Among the reasons the juvenile court gave for ruling Jesse failed to establish the parent-child exception, however, was the court’s finding he failed to prove he maintained regular visitation with Roselyn. And the evidence does not compel a contrary finding as a matter law. (See Breanna S., supra, 8 Cal.App.5th at pp. 646-647.) Although the consistency and quality of Jesse’s visits with Roselyn may have improved in the four months immediately preceding the section 366.26 hearing, the evidence shows that from September 2015 (when the juvenile court ordered Roselyn detained) through October 2016 Jesse often missed his scheduled weekly visits.

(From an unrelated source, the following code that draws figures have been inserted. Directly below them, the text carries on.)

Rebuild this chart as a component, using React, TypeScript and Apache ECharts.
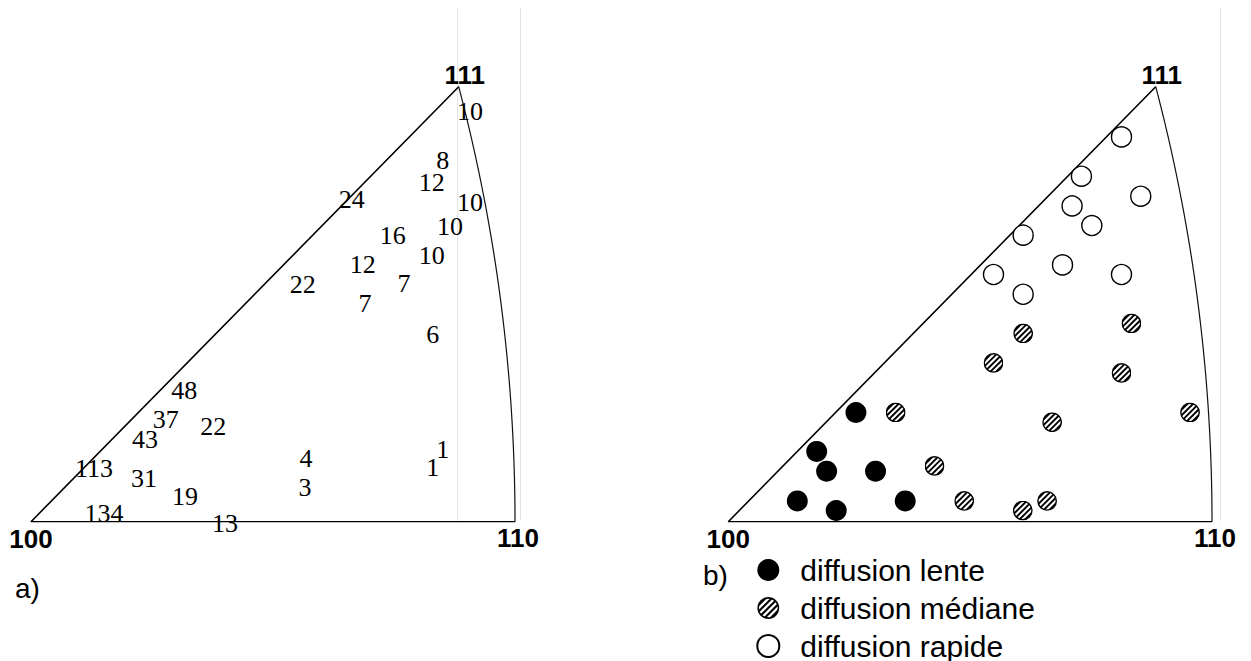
import React, { useEffect, useRef } from 'react';
import * as echarts from 'echarts';

// Stereographic coordinates of the standard triangle corners (projection centred on [100])
const cornerNames = ['100', '110', '111'];
const cornerU = [0, 0.41421, 0.36603];
const cornerV = [0, 0, 0.36603];

// Panel a): number of grains at each orientation
const countValues = [10, 8, 12, 24, 10, 10, 16, 10, 12, 22, 7, 7, 6, 48, 37, 22, 43, 1, 113, 4, 1, 31, 3, 19, 134, 13];
const countU = [0.3757, 0.3523, 0.3429, 0.2745, 0.3757, 0.3586, 0.3095, 0.3429, 0.2839, 0.2325, 0.3192, 0.2858, 0.3438, 0.1312, 0.1153, 0.1560, 0.0976, 0.3523, 0.0539, 0.2353, 0.3438, 0.0967, 0.2345, 0.1318, 0.0625, 0.1660];
const countV = [0.3450, 0.3043, 0.2852, 0.2713, 0.2684, 0.2488, 0.2412, 0.2244, 0.2160, 0.1997, 0.2006, 0.1838, 0.1577, 0.1108, 0.0862, 0.0799, 0.0693, 0.0609, 0.0449, 0.0533, 0.0458, 0.0365, 0.0289, 0.0210, 0.0065, -0.0019];

// Panel b): diffusion classes
const slowU = [0.1093, 0.0757, 0.0842, 0.1261, 0.0591, 0.1515, 0.0924];
const slowV = [0.0919, 0.0591, 0.0425, 0.0425, 0.0175, 0.0175, 0.0094];
const medianU = [0.3452, 0.2525, 0.2271, 0.3367, 0.1433, 0.2773, 0.3954, 0.1766, 0.2020, 0.2730, 0.2522];
const medianV = [0.1668, 0.1584, 0.1336, 0.1252, 0.0919, 0.0837, 0.0919, 0.0469, 0.0175, 0.0175, 0.0094];
const fastU = [0.3367, 0.3024, 0.3532, 0.2944, 0.3113, 0.2525, 0.2862, 0.3367, 0.2271, 0.2525];
const fastV = [0.3238, 0.2907, 0.2739, 0.2657, 0.2492, 0.2411, 0.2161, 0.2080, 0.2080, 0.1914];

const legendNames = ['diffusion lente', 'diffusion médiane', 'diffusion rapide'];
const panelTags = ['a)', 'b)'];

const SERIF = "'Liberation Serif', 'Times New Roman', serif";
const SANS = "'Liberation Sans', Arial, sans-serif";

// hatched circle marker (white disc with "////" stripes and a black rim)
function hatchedDisc(): string {
  const lines: string[] = [];
  for (let k = -4; k <= 4; k++) {
    const c = 20 + k * 5.66;
    lines.push(`<line x1="${(c - 20).toFixed(2)}" y1="20" x2="${c.toFixed(2)}" y2="0"/>`);
  }
  const svg =
    '<svg xmlns="http://www.w3.org/2000/svg" width="40" height="40" viewBox="0 0 20 20">' +
    '<defs><clipPath id="c"><circle cx="10" cy="10" r="9.2"/></clipPath></defs>' +
    '<circle cx="10" cy="10" r="9.2" fill="#fff"/>' +
    `<g clip-path="url(#c)" stroke="#000" stroke-width="1.9">${lines.join('')}</g>` +
    '<circle cx="10" cy="10" r="9.2" fill="none" stroke="#000" stroke-width="1.4"/>' +
    '</svg>';
  return 'image://data:image/svg+xml;charset=utf-8,' + encodeURIComponent(svg);
}

// great circle 110 - 111 (plane x = y) in stereographic projection
function zoneArc(n: number): number[][] {
  const T = Math.atan(1 / Math.SQRT2);
  const pts: number[][] = [];
  for (let i = 0; i <= n; i++) {
    const t = T * (1 - i / n);
    const a = Math.cos(t) / Math.SQRT2;
    pts.push([a / (1 + a), Math.sin(t) / (1 + a)]);
  }
  return pts;
}

const zip = (u: number[], v: number[]) => u.map((x, i) => [x, v[i]]);

const cornerLabelOffsets = [[0, 17], [3, 16], [6, -12]];

function frameSeries(g: number): any[] {
  return [
    {
      type: 'line',
      xAxisIndex: g,
      yAxisIndex: g,
      data: [[cornerU[1], cornerV[1]], [cornerU[0], cornerV[0]], [cornerU[2], cornerV[2]]],
      symbol: 'none',
      silent: true,
      lineStyle: { color: '#000', width: 1.6 },
      z: 3,
    },
    {
      type: 'line',
      xAxisIndex: g,
      yAxisIndex: g,
      data: zoneArc(60),
      symbol: 'none',
      silent: true,
      lineStyle: { color: '#111', width: 1.2 },
      z: 3,
    },
    {
      type: 'scatter',
      xAxisIndex: g,
      yAxisIndex: g,
      clip: false,
      silent: true,
      symbolSize: 1,
      itemStyle: { color: 'rgba(0,0,0,0)', opacity: 1 },
      data: cornerNames.map((n, i) => ({
        value: [cornerU[i], cornerV[i], n],
        label: { offset: cornerLabelOffsets[i] },
      })),
      label: {
        show: true,
        position: 'inside',
        formatter: (p: any) => p.value[2],
        fontFamily: SANS,
        fontWeight: 'bold',
        fontSize: 26,
        color: '#000',
      },
      z: 4,
    },
  ];
}

export default function App() {
  const ref = useRef<HTMLDivElement>(null);
  useEffect(() => {
    if (!ref.current) return;
    const chart = echarts.init(ref.current, undefined, { renderer: 'svg' });
    const hatch = hatchedDisc();
    const axisX = (g: number) => ({
      type: 'value', gridIndex: g, min: 0, max: cornerU[1], show: false,
    });
    const axisY = (g: number) => ({
      type: 'value', gridIndex: g, min: 0, max: cornerV[2], show: false,
    });
    const symbolBase = {
      type: 'scatter',
      xAxisIndex: 1,
      yAxisIndex: 1,
      clip: false,
      z: 5,
    };
    chart.setOption({
      animation: false,
      backgroundColor: '#fff',
      grid: [
        { left: 31, top: 86.7, width: 484, height: 435 },
        { left: 728.3, top: 86.7, width: 483.7, height: 435 },
      ],
      xAxis: [axisX(0), axisX(1)],
      yAxis: [axisY(0), axisY(1)],
      legend: {
        orient: 'vertical',
        left: 741.3,
        top: 555,
        height: 140,
        padding: 0,
        itemWidth: 54,
        itemHeight: 22,
        itemGap: 8,
        selectedMode: false,
        data: [
          { name: legendNames[0], icon: 'circle' },
          { name: legendNames[1], icon: hatch },
          { name: legendNames[2], icon: 'circle' },
        ],
        textStyle: { fontFamily: SANS, fontSize: 30, color: '#000', lineHeight: 29 },
      },
      graphic: [
        { type: 'line', shape: { x1: 457.7, y1: 8, x2: 457.7, y2: 520.5 }, style: { stroke: '#e2e2e2', lineWidth: 1 }, z: 0 },
        { type: 'line', shape: { x1: 520.5, y1: 8, x2: 520.5, y2: 520.5 }, style: { stroke: '#e2e2e2', lineWidth: 1 }, z: 0 },
        { type: 'line', shape: { x1: 1220.5, y1: 8, x2: 1220.5, y2: 521 }, style: { stroke: '#e6e6e6', lineWidth: 1 }, z: 0 },
        {
          type: 'text', left: 15, top: 574,
          style: { text: panelTags[0], fontFamily: SANS, fontSize: 28, fill: '#000' },
        },
        {
          type: 'text', left: 703, top: 561,
          style: { text: panelTags[1], fontFamily: SANS, fontSize: 28, fill: '#000' },
        },
      ],
      series: [
        ...frameSeries(0),
        {
          type: 'scatter',
          name: 'counts',
          xAxisIndex: 0,
          yAxisIndex: 0,
          clip: false,
          silent: true,
          symbolSize: 1,
          itemStyle: { color: 'rgba(0,0,0,0)', opacity: 1 },
          data: countValues.map((c, i) => [countU[i], countV[i], c]),
          label: {
            show: true,
            position: 'inside',
            formatter: (p: any) => String(p.value[2]),
            fontFamily: SERIF,
            fontSize: 26,
            color: '#000',
          },
          z: 5,
        },
        ...frameSeries(1),
        {
          ...symbolBase,
          name: legendNames[0],
          symbolSize: 21,
          itemStyle: { color: '#000', borderColor: '#000', borderWidth: 0, opacity: 1 },
          data: zip(slowU, slowV),
        },
        {
          ...symbolBase,
          name: legendNames[1],
          symbol: hatch,
          symbolSize: 20,
          itemStyle: { color: '#fff', opacity: 1 },
          data: zip(medianU, medianV),
        },
        {
          ...symbolBase,
          name: legendNames[2],
          symbolSize: 20,
          itemStyle: { color: '#fff', borderColor: '#000', borderWidth: 1.4, opacity: 1 },
          data: zip(fastU, fastV),
        },
      ],
    });
    return () => chart.dispose();
  }, []);
  return (
    <div
      ref={ref}
      style={{ position: 'fixed', left: 0, top: 0, width: 1251, height: 661, background: '#fff' }}
    />
  );
}
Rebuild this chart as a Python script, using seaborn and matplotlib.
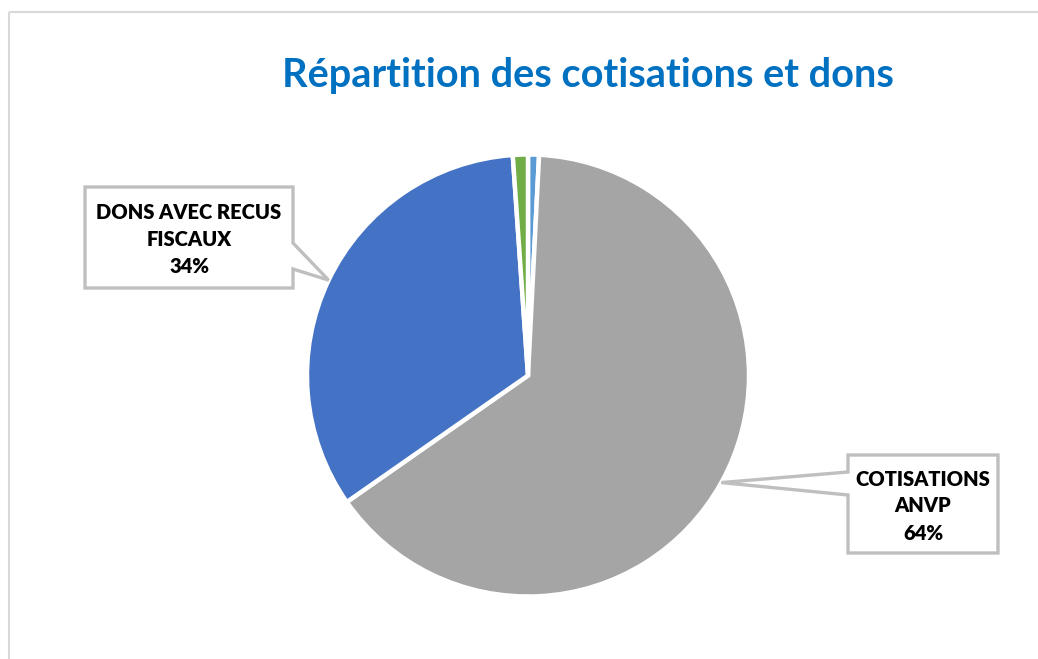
import numpy as np
import matplotlib
matplotlib.use("Agg")
import matplotlib.pyplot as plt
from matplotlib.patches import Polygon, Rectangle
import seaborn as sns

# data (clockwise from 12 o'clock)
categories = ["AUTRES", "COTISATIONS ANVP", "DONS AVEC RECUS FISCAUX", "DIVERS"]
shares = [0.8, 64.5, 33.6, 1.1]
colors = ["#5B9BD5", "#A5A5A5", "#4472C4", "#70AD47"]
callout_text = {1: "COTISATIONS\nANVP\n64%", 2: "DONS AVEC RECUS\nFISCAUX\n34%"}

sns.set_theme(style="white")
plt.rcParams["font.family"] = ["Lato", "DejaVu Sans"]

W, H = 1038, 659
fig = plt.figure(figsize=(W / 100, H / 100), dpi=100)

# pie axes: centre ~ (528, 375) px, radius ~ 221 px
R = 221
pad = 20
cx, cy = 528, 375.5
ax = fig.add_axes([(cx - R - pad) / W, (H - cy - R - pad) / H,
                   2 * (R + pad) / W, 2 * (R + pad) / H])
wedges, _ = ax.pie(shares, colors=colors, startangle=90, counterclock=False,
                   wedgeprops=dict(edgecolor="white", linewidth=3.2))
lim = (R + pad) / R
ax.set_xlim(-lim, lim)
ax.set_ylim(-lim, lim)
ax.set_aspect("equal")
ax.axis("off")

# overlay in pixel coordinates (y downwards) for frame, title and callouts
ov = fig.add_axes([0, 0, 1, 1], zorder=5)
ov.set_xlim(0, W)
ov.set_ylim(H, 0)
ov.axis("off")
ov.patch.set_alpha(0)

ov.add_patch(Rectangle((8.5, 11.5), W + 20, H + 20, fill=False,
                       edgecolor="#D9D9D9", linewidth=1.5))
ov.text(588, 76, "Répartition des cotisations et dons", ha="center", va="center",
        fontsize=28.6, fontweight="bold", color="#0070C0")

fig.canvas.draw()


def tip_of(w):
    mid = np.deg2rad((w.theta1 + w.theta2) / 2)
    px, py = ax.transData.transform((np.cos(mid), np.sin(mid)))
    return px, H - py


boxes = {
    2: dict(box=(85, 187, 293, 288), notch=(243, 269), side="right"),
    1: dict(box=(848, 455, 998, 553), notch=(472, 495), side="left"),
}
for i, spec in boxes.items():
    x0, y0, x1, y1 = spec["box"]
    n0, n1 = spec["notch"]
    tx, ty = tip_of(wedges[i])
    if spec["side"] == "right":
        pts = [(x0, y0), (x1, y0), (x1, n0), (tx, ty), (x1, n1), (x1, y1), (x0, y1)]
    else:
        pts = [(x0, y0), (x1, y0), (x1, y1), (x0, y1), (x0, n1), (tx, ty), (x0, n0)]
    ov.add_patch(Polygon(pts, closed=True, facecolor="white", edgecolor="#BFBFBF",
                         linewidth=2.4, joinstyle="miter"))
    ov.text((x0 + x1) / 2, (y0 + y1) / 2 + 2, callout_text[i], ha="center", va="center",
            fontsize=14.5, fontweight="heavy", color="black", linespacing=1.5)

fig.savefig("out.png", dpi=100)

For example, from December 2015 to May 2016 he missed seven of 19 (more than one-third) of his scheduled visits, and from August through October 2016 he visited an average of only twice per month. (See Breanna S., at p. 647 [evidence did not compel a finding the mother maintained regular visitation because “there was ample evidence in the record that [she] visited with [the children] only sporadically during the first 18 months of the dependency proceedings”]; In re Anthony B. (2015) 239 Cal.App.4th 389, 396 [“‘[s]poradic visitation is insufficient to satisfy the first prong of the parent-child relationship exception to adoption’”].) Moreover, even when Jesse began to visit Roselyn more regularly, he visited only once a week for three hours. (See Breanna S., at p. 647 [“[w]hile [mother’s] visits apparently became more regular during the final six months before the section 366.26 hearing, even then they occurred only once a week for two hours per visit”].)
Nor did the juvenile court abuse its discretion in concluding Jesse’s relationship with Roselyn did not “rise[] to the level of the type” necessary to establish the parent-child relationship exception. As the juvenile court noted, even when Jesse was visiting Roselyn regularly, he did so only three hours per week, with a monitor present, and he did not perform the sort of routine tasks associated with the parental role, such as putting Roselyn to bed at night or taking care of her when she was sick. (See Breanna S., supra, 8 Cal.App.5th at p. 646 [“notwithstanding the existence of an ‘“emotional bond”’ with the child, ‘“the parents must show that they occupy ‘a parental role’ in the child’s life”’”]; In re K.P. (2012) 203 Cal.App.4th 614, 621 [“[t]he relationship that gives rise to this exception to the statutory preference for adoption ‘characteristically aris[es] from day-to-day interaction, companionship and shared experiences’”], italics omitted.)

DISPOSITION

The juvenile court’s March 21, 2017 order terminating parental rights and identifying adoption as the permanent plan for Roselyn is affirmed.


SEGAL, J.

We concur:


PERLUSS, P. J. ZELON, J.




Description Jesse A., father of two-year-old Roselyn R.A., appeals the juvenile court’s March 21, 2017 order pursuant to Welfare and Institutions Code section 366.26 terminating his parental rights and selecting adoption as the permanent plan for Roselyn. Jesse contends the juvenile court erred in ruling he failed to establish the parent-child relationship exception to termination of parental rights (§ 366.26, subd. (c)(1)(B)(i)). We affirm.